Please, without the pictures, retype exactly the lines from the start of the material through the line that holds "(0,0) rectangle (582,1322);".

* BEGIN Provided material *

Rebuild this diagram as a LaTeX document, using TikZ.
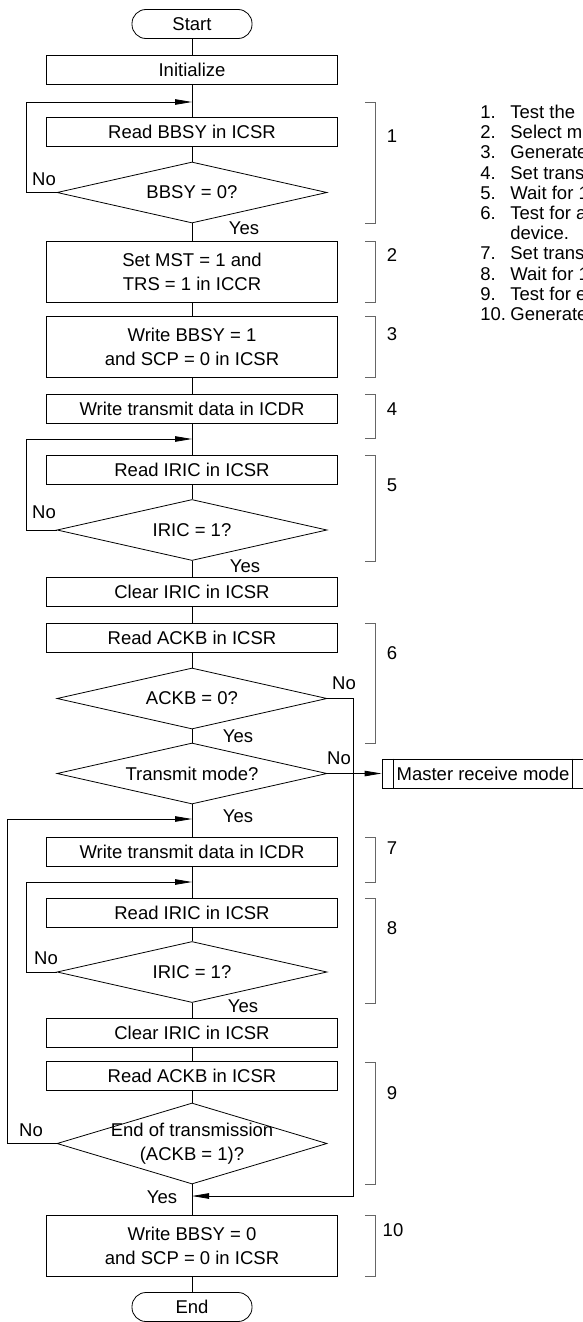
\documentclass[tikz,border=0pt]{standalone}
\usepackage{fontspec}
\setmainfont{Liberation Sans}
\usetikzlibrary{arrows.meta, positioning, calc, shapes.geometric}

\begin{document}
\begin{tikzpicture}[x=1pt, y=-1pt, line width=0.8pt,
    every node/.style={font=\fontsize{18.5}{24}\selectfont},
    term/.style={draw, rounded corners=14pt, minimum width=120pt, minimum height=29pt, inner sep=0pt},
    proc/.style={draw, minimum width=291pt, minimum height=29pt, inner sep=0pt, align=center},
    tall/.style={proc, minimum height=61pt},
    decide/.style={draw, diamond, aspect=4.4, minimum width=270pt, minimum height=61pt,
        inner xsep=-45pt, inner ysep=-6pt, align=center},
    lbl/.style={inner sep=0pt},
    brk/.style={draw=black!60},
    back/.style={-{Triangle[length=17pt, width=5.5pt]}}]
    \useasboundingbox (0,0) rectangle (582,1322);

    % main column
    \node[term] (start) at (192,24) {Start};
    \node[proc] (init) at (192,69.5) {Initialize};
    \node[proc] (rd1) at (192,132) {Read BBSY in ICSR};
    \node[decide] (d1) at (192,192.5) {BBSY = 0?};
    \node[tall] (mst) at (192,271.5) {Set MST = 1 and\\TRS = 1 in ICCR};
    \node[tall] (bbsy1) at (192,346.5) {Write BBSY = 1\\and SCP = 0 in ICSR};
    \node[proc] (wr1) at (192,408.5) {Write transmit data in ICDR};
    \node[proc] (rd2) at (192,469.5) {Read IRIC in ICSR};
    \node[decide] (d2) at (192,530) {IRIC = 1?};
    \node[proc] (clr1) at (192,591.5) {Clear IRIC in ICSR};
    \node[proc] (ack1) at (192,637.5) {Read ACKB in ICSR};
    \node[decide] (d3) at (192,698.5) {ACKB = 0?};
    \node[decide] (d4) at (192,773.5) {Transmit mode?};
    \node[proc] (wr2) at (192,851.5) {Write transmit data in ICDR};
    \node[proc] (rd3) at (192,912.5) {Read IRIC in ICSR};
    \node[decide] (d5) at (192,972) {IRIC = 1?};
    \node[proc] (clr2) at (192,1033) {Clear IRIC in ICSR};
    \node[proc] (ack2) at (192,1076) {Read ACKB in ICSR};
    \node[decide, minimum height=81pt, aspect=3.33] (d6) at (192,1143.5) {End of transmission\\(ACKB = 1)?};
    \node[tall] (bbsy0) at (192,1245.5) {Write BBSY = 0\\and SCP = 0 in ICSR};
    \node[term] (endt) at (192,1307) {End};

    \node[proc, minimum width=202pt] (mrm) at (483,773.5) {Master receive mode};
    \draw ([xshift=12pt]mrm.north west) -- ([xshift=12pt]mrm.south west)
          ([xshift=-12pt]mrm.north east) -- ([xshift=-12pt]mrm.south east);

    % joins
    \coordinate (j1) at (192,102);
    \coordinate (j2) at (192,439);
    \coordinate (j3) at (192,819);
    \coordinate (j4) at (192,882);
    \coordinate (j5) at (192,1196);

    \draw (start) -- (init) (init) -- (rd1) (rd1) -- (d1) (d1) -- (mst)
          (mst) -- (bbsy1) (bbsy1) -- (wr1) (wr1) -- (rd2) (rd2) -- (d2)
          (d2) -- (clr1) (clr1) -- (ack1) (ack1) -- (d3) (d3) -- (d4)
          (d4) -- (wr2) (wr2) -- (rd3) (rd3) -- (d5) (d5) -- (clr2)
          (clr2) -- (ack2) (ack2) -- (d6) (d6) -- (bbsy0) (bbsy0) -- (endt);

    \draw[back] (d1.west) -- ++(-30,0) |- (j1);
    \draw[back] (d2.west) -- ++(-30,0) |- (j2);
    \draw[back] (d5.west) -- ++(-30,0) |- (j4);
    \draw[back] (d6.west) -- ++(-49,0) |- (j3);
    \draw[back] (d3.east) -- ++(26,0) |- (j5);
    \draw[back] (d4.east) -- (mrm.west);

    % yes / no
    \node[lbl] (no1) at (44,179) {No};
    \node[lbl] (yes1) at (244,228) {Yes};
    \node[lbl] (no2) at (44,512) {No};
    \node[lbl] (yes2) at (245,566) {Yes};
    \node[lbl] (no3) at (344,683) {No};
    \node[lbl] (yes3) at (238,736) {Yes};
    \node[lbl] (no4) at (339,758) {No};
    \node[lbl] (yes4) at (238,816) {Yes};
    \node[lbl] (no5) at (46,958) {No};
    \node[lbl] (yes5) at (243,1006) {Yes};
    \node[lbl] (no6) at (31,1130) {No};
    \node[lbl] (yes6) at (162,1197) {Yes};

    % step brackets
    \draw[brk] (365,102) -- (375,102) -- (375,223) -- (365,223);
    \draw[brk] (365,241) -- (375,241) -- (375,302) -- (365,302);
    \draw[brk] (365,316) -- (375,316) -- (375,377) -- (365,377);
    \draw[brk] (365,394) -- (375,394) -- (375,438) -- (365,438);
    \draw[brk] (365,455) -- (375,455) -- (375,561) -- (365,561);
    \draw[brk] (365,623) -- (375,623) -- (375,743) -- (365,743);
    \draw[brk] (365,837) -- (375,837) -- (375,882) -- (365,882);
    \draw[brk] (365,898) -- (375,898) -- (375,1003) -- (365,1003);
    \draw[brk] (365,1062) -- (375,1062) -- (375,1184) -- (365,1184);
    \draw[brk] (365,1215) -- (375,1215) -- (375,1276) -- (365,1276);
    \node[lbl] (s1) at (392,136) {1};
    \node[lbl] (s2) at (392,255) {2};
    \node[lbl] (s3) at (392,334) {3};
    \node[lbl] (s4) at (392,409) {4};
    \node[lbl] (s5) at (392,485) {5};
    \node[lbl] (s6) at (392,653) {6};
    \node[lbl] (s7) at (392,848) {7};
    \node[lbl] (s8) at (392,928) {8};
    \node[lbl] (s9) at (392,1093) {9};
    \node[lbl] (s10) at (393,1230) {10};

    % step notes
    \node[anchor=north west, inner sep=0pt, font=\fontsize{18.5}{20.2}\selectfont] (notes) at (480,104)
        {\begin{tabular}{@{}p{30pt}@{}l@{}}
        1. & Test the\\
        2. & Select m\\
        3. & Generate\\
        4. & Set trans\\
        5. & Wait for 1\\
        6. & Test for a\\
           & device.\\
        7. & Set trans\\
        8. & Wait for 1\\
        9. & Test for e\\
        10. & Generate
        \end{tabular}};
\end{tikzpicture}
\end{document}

* END Provided material *

▶ **Exercise response**
Rebuild this diagram as a LaTeX document, using TikZ.
\documentclass[tikz,border=0pt]{standalone}
\usepackage{fontspec}
\setmainfont{Liberation Sans}
\usetikzlibrary{arrows.meta, positioning, calc, shapes.geometric}

\begin{document}
\begin{tikzpicture}[x=1pt, y=-1pt, line width=0.8pt,
    every node/.style={font=\fontsize{18.5}{24}\selectfont},
    term/.style={draw, rounded corners=14pt, minimum width=120pt, minimum height=29pt, inner sep=0pt},
    proc/.style={draw, minimum width=291pt, minimum height=29pt, inner sep=0pt, align=center},
    tall/.style={proc, minimum height=61pt},
    decide/.style={draw, diamond, aspect=4.4, minimum width=270pt, minimum height=61pt,
        inner xsep=-45pt, inner ysep=-6pt, align=center},
    lbl/.style={inner sep=0pt},
    brk/.style={draw=black!60},
    back/.style={-{Triangle[length=17pt, width=5.5pt]}}]
    \useasboundingbox (0,0) rectangle (582,1322);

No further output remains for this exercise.